The Psychology of a Resolved Home Paint Palette
There is a specific feeling that comes from walking into a home where the colors work together. Not matching, not overly coordinated, but resolved. The palette feels complete. You stop noticing the individual colors and start noticing the atmosphere they create.
I experienced this clearly when I repainted my home after living with a patchwork of colors for two years. Each room had been painted independently, without consideration for what came before or after. The result was technically fine. Each color looked acceptable in isolation. But moving through the space felt disjointed. My eye kept adjusting, recalibrating.
When I repainted with a cohesive palette, the difference was not visual. It was psychological. The space felt quieter.
What a Resolved Palette Does
A resolved palette reduces cognitive load. Your brain does not have to process competing visual information. The colors support each other rather than demand attention individually. This creates a sense of calm that has nothing to do with minimalism or sparseness. A maximalist room can feel just as calm if the colors are resolved.
In my living room, I have layered patterns and textures across multiple surfaces. Printed textiles, wood grain, ceramic glazes. The palette holds it all together because every color shares a common undertone. The eye can move freely without friction. The space feels full but not chaotic.
How Color Transitions Affect Mood
The transition from one room to another is where most palettes fail. If the shift is too abrupt, it feels like moving between separate homes. If there is no shift at all, it feels monotonous. The goal is a gentle gradient, a progression that feels natural.
I have noticed this in my own space. The hallway is the lightest color. The bedroom is slightly deeper. The bathroom is deeper still. Each transition is subtle, but together they create a sense of movement. Walking from the hallway to the bathroom feels like descending into something more private, more contained. The color supports that shift without announcing it.
The Effect of Repetition
Repeating a color in multiple rooms reinforces the sense of cohesion. I use the same warm white in the kitchen, the hallway, and the office. It appears in different contexts, under different lighting, but the repetition creates continuity. Your eye recognizes the color even if you do not consciously register it.
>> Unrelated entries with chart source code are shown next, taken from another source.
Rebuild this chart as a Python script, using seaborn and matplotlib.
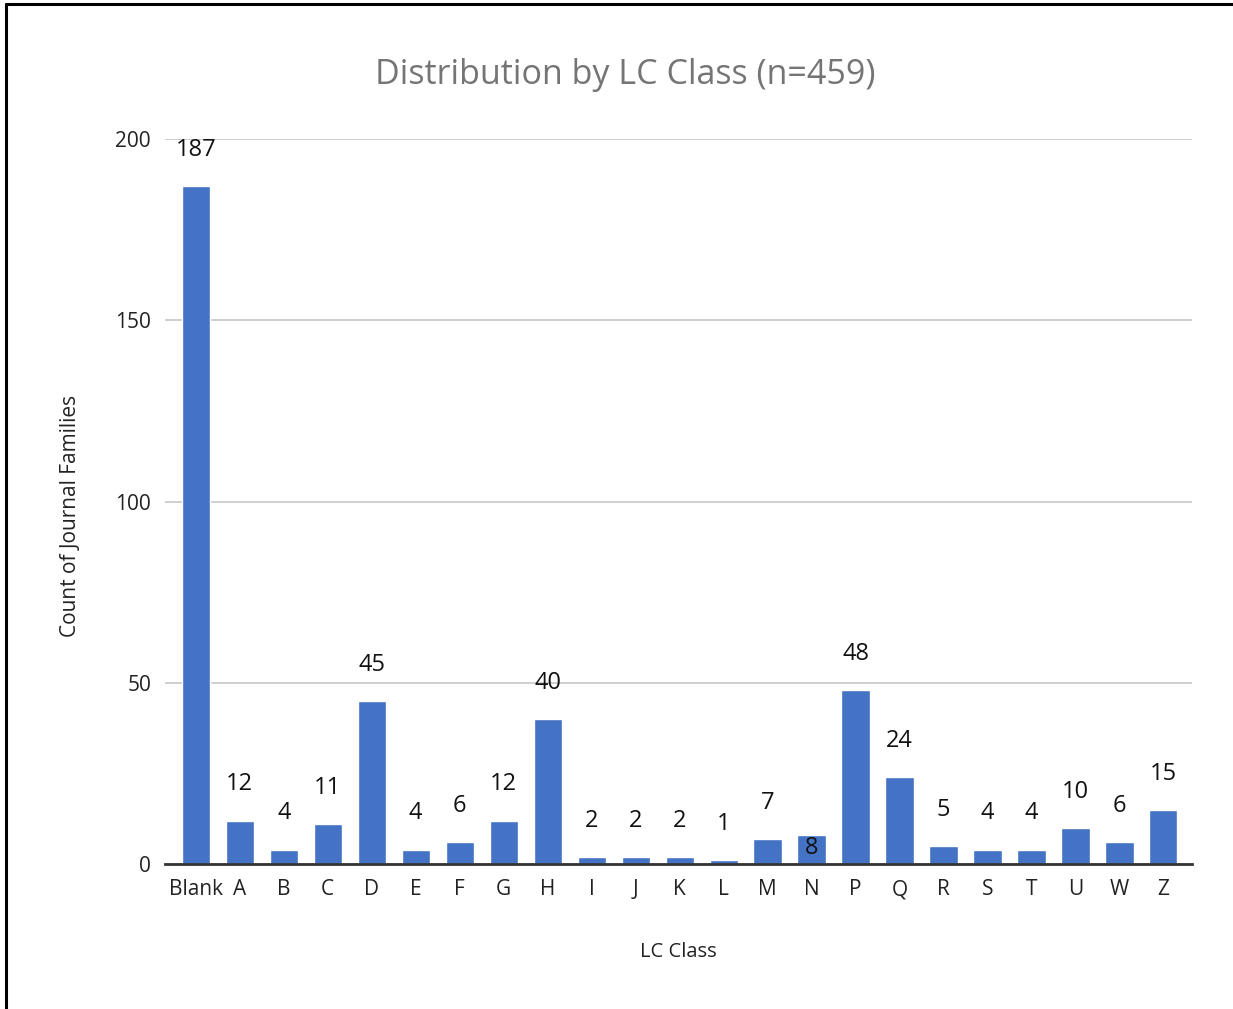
import matplotlib
matplotlib.use("Agg")
import matplotlib.pyplot as plt
from matplotlib.lines import Line2D
import seaborn as sns
import pandas as pd

# LC class counts
classes = ["Blank", "A", "B", "C", "D", "E", "F", "G", "H", "I", "J", "K", "L",
           "M", "N", "P", "Q", "R", "S", "T", "U", "W", "Z"]
counts = [187, 12, 4, 11, 45, 4, 6, 12, 40, 2, 2, 2, 1,
          7, 8, 48, 24, 5, 4, 4, 10, 6, 15]
yticks = [0, 50, 100, 150, 200]

df = pd.DataFrame({"LC Class": classes, "Count": counts})

sns.set_theme(style="white")
plt.rcParams["font.family"] = ["Open Sans", "DejaVu Sans"]

fig = plt.figure(figsize=(12.33, 10.09), dpi=100)
ax = fig.add_axes([165 / 1233, 1 - 864 / 1009, (1192 - 165) / 1233, (864 - 139) / 1009])

sns.barplot(data=df, x="LC Class", y="Count", color="#4472C4", width=0.64,
            saturation=1, ax=ax, zorder=3)

ax.set_ylim(0, 200)
ax.set_xlim(-0.7, 22.65)
ax.set_yticks(yticks)
ax.yaxis.grid(True, color="#cccccc", linewidth=1.3, zorder=0)
for s in ["top", "right", "left"]:
    ax.spines[s].set_visible(False)
ax.spines["bottom"].set_color("#333333")
ax.spines["bottom"].set_linewidth(2)
ax.spines["bottom"].set_zorder(4)
ax.tick_params(axis="both", length=0, labelsize=15, colors="#222222", pad=10)
ax.tick_params(axis="x", pad=11)

# value labels
for i, v in enumerate(counts):
    if classes[i] == "N":
        ax.annotate(str(v), (i, v), xytext=(0, -9), textcoords="offset points",
                    ha="center", va="center", fontsize=17, color="#111111", zorder=5)
    else:
        ax.annotate(str(v), (i, v), xytext=(0, 26), textcoords="offset points",
                    ha="center", va="center", fontsize=17, color="#111111", zorder=5)

ax.set_xlabel("LC Class", fontsize=14.5, color="#222222", labelpad=30)
ax.set_ylabel("Count of Journal Families", fontsize=15, color="#222222")
ax.yaxis.set_label_coords(-0.082, 0.48)

fig.text(625 / 1233, 1 - 75 / 1009, "Distribution by LC Class (n=459)",
         ha="center", va="center", fontsize=24.5, color="#757575")

# outer frame lines (top and left)
fig.add_artist(Line2D([5.5 / 1233, 1], [1 - 4 / 1009, 1 - 4 / 1009],
                      transform=fig.transFigure, color="black", linewidth=2.2))
fig.add_artist(Line2D([5.5 / 1233, 5.5 / 1233], [0, 1 - 4 / 1009],
                      transform=fig.transFigure, color="black", linewidth=2.2))

fig.savefig("out.png", dpi=100, facecolor="white")
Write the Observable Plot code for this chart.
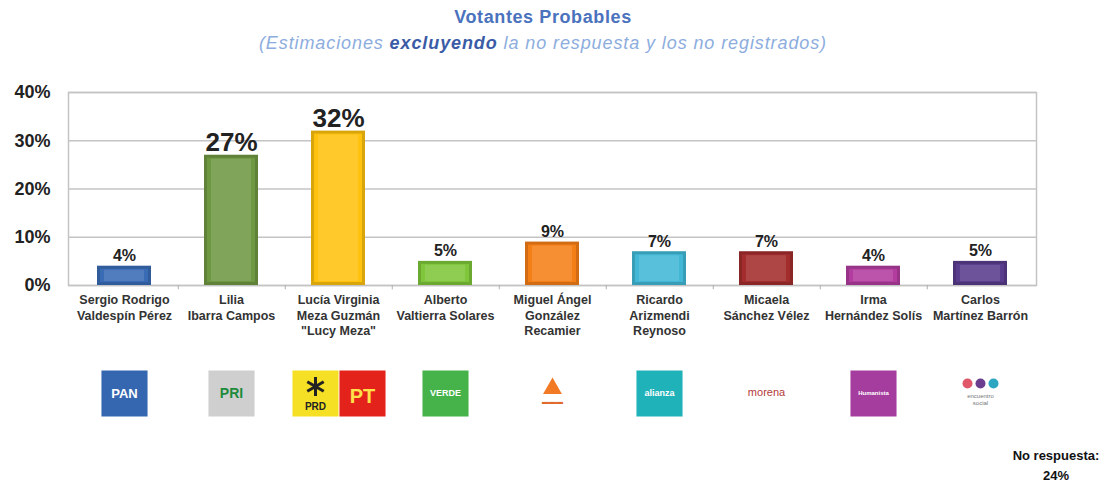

This is different from painting every room the same color, which can feel too uniform. The warm white is the thread, not the entire fabric. Other colors build on it, but the baseline remains consistent.
Contrast Without Conflict
A resolved palette can include contrast, but the contrast should feel intentional. I have one wall in my office painted a deep charcoal. It stands out, but it does not clash. The charcoal shares the same cool undertone as the lighter grays in the adjacent rooms. The contrast is in value, not temperature.
When contrast feels wrong, it is usually because the colors are fighting on multiple levels. Different hues, different temperatures, different saturation levels. That is too much information. Good contrast isolates one variable. Lighter versus darker. More saturated versus less saturated. Warm versus cool. Not all three at once.
The Role of Saturation
Saturation affects psychology as much as hue does. Highly saturated colors demand attention. Desaturated colors recede. I prefer a low-saturation palette because it allows the architecture and objects to stand out. The color supports the space rather than dominates it.
When I introduce a more saturated color, it is usually through something temporary. A vase, a throw, a piece of art. These objects can carry more intensity because they are small and changeable. The walls and larger surfaces stay quiet.
Living Inside a Resolved Palette
The benefit of a resolved palette is that it becomes invisible. You stop thinking about color and start inhabiting the space. The palette recedes into the background, which is exactly where it should be.
I notice this when I return home after traveling. The first thing I feel is not the color, but the calm. The palette has done its work. It has created an environment where my attention can focus on what matters rather than on constant visual adjustment.
A resolved palette is not about perfection. It is about coherence. It is about creating a space where the colors support each other and, by extension, support you.